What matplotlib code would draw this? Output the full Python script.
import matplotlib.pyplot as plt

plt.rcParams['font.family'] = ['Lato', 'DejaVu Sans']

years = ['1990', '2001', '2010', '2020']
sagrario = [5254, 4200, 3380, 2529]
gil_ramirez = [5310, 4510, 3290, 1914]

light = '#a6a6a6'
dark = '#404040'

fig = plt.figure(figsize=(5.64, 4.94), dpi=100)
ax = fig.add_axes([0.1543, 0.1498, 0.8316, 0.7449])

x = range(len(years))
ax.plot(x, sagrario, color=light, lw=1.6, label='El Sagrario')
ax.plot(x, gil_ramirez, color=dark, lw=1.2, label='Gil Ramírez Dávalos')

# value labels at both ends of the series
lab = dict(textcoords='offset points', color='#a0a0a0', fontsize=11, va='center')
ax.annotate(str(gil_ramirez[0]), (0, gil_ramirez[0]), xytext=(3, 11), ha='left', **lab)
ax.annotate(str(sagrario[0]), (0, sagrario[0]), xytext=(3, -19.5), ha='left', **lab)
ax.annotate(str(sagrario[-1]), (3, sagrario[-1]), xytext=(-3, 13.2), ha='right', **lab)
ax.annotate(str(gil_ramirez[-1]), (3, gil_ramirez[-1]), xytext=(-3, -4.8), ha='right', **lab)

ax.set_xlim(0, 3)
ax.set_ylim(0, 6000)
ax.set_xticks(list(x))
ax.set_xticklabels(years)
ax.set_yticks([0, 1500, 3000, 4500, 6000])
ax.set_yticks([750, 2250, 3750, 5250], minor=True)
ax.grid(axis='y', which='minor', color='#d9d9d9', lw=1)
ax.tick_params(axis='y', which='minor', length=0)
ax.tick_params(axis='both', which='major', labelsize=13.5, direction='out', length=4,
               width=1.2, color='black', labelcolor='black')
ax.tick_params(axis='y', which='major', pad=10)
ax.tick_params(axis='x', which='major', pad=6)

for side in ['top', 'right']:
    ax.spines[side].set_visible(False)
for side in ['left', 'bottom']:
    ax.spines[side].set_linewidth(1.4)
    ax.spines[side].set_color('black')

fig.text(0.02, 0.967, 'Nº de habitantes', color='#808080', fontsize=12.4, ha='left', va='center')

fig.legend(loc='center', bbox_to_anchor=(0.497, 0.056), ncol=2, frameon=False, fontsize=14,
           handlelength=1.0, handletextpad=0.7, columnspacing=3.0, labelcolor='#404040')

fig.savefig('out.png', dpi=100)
━━━
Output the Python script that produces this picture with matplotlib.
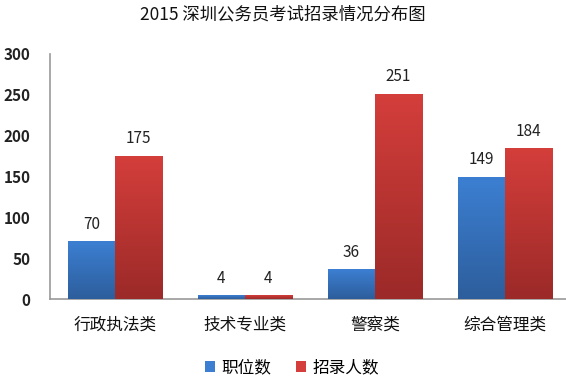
━━━
The exercise –
Scan the records for the string "matplotlib". Copy each line in which it appears.

Exercise response –
What matplotlib code would draw this? Output the full Python script.
import matplotlib.pyplot as plt
Output the Python script that produces this picture with matplotlib.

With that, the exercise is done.